§ **Given request**
How many lines in this data contain the string "code"? Reply with the number only.

§ **Given data**
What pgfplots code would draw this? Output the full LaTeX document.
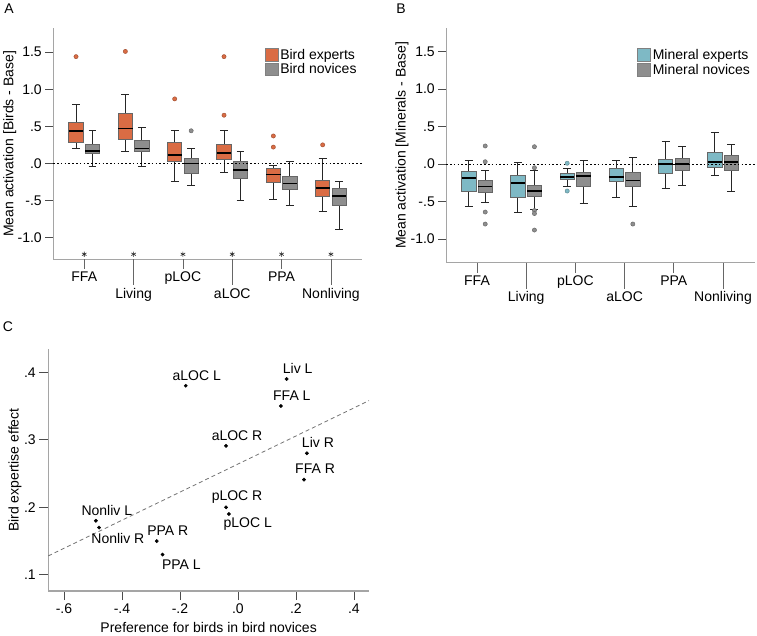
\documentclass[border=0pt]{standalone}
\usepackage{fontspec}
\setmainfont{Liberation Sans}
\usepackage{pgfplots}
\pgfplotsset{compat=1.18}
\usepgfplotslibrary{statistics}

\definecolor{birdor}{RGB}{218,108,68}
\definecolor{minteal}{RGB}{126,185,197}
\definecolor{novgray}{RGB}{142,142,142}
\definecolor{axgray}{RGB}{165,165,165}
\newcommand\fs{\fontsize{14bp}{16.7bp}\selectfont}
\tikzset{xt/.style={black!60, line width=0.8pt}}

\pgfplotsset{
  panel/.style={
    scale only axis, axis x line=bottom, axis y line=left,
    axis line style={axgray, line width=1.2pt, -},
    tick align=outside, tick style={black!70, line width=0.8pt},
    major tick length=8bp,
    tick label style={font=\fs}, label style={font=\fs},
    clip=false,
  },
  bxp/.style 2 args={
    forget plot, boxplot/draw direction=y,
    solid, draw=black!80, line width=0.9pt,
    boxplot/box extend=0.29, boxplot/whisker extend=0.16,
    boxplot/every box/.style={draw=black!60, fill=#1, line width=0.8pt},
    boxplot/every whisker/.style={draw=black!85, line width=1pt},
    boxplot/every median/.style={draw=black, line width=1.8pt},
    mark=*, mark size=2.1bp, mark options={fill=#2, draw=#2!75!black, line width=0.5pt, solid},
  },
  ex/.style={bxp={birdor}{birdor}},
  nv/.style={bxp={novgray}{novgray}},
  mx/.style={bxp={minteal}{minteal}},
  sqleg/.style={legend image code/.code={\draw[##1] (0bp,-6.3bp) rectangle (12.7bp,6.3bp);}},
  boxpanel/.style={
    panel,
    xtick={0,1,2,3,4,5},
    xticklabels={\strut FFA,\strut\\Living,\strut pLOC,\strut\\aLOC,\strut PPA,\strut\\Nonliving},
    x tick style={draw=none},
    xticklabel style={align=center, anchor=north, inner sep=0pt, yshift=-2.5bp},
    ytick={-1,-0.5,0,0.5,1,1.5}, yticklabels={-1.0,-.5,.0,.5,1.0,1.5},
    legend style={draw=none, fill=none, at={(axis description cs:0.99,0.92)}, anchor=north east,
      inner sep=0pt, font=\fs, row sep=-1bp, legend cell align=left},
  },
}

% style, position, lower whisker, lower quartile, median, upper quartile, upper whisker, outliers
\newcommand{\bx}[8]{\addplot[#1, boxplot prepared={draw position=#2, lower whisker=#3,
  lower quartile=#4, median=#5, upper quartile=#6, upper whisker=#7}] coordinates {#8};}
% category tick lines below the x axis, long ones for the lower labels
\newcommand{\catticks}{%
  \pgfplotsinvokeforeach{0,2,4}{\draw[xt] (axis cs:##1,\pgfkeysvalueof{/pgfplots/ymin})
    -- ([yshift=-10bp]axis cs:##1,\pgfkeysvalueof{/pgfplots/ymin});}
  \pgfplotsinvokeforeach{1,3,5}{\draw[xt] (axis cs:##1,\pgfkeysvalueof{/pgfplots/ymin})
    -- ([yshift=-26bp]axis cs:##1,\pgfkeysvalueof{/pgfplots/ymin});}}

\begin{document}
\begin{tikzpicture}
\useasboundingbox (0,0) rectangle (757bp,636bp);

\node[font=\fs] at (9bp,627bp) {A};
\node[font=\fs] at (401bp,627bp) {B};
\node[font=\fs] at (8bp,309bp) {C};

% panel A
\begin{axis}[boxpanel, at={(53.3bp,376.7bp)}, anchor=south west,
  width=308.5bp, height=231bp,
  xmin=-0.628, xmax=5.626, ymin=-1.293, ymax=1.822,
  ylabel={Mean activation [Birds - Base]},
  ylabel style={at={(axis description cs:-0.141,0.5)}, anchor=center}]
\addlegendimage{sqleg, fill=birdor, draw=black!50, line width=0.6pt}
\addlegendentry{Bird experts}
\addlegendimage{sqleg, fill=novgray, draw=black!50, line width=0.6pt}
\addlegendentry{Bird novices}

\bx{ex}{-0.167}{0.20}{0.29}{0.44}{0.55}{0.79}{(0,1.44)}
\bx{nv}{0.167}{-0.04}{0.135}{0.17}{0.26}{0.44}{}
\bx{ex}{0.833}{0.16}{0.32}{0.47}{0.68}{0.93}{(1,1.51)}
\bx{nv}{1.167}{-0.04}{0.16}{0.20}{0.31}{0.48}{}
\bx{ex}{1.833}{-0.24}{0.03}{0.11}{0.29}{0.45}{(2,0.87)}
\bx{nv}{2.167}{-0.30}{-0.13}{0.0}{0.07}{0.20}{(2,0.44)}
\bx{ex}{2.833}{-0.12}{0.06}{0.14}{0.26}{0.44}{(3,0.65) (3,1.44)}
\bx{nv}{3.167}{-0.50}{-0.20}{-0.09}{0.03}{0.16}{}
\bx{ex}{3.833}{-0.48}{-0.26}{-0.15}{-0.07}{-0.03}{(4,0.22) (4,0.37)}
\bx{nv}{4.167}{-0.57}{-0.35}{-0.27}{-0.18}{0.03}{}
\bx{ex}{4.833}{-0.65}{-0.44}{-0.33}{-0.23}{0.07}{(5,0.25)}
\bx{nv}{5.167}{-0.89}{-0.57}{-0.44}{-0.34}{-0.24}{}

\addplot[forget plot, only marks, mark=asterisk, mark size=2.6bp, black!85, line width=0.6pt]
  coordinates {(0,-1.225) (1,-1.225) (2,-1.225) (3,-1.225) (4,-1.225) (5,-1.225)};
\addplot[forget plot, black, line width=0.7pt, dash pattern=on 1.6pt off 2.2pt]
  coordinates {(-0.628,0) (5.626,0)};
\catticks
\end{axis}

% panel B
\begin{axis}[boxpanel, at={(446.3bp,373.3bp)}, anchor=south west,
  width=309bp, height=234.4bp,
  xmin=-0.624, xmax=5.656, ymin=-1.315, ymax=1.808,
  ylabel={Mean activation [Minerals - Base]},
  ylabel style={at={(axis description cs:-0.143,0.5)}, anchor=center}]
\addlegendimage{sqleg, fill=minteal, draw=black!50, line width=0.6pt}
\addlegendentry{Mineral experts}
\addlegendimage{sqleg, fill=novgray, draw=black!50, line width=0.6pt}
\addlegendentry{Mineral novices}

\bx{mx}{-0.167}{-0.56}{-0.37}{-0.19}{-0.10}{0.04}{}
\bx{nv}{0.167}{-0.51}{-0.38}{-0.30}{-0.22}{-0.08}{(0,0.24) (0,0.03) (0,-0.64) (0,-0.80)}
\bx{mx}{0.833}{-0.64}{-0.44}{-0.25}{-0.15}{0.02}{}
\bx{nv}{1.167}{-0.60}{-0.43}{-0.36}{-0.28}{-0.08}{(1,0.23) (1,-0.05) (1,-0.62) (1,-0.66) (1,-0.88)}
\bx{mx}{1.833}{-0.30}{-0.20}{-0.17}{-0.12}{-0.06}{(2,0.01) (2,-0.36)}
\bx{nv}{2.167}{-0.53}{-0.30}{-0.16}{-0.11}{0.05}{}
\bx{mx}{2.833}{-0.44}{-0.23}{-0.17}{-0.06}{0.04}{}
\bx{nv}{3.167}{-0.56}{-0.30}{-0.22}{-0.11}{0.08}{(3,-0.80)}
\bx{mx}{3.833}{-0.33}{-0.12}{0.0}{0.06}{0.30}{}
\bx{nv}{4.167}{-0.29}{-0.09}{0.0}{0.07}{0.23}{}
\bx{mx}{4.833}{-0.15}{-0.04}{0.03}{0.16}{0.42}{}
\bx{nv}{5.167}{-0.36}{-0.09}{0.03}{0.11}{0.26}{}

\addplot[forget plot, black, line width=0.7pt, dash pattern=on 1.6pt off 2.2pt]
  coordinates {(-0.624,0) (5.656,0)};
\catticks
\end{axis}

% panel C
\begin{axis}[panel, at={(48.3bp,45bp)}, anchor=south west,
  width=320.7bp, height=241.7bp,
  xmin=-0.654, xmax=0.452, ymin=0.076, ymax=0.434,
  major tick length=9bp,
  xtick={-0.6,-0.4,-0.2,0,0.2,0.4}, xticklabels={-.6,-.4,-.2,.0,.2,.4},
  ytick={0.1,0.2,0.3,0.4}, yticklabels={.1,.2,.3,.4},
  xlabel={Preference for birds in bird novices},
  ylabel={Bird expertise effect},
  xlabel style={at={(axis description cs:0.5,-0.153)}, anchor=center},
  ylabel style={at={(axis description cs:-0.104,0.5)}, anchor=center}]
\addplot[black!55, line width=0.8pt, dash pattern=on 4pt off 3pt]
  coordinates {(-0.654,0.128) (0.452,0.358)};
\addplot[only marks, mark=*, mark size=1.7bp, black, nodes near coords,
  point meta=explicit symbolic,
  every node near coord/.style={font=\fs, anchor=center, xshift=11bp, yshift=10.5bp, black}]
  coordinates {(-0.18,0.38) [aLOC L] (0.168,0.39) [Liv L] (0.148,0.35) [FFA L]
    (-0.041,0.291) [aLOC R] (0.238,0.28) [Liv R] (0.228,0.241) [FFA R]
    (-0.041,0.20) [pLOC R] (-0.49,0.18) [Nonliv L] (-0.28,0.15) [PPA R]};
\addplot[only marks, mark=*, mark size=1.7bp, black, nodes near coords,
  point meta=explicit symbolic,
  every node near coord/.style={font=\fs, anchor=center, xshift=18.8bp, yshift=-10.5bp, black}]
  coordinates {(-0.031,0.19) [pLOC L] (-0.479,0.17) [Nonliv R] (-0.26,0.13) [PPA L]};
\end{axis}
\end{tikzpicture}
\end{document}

§ **In response**
2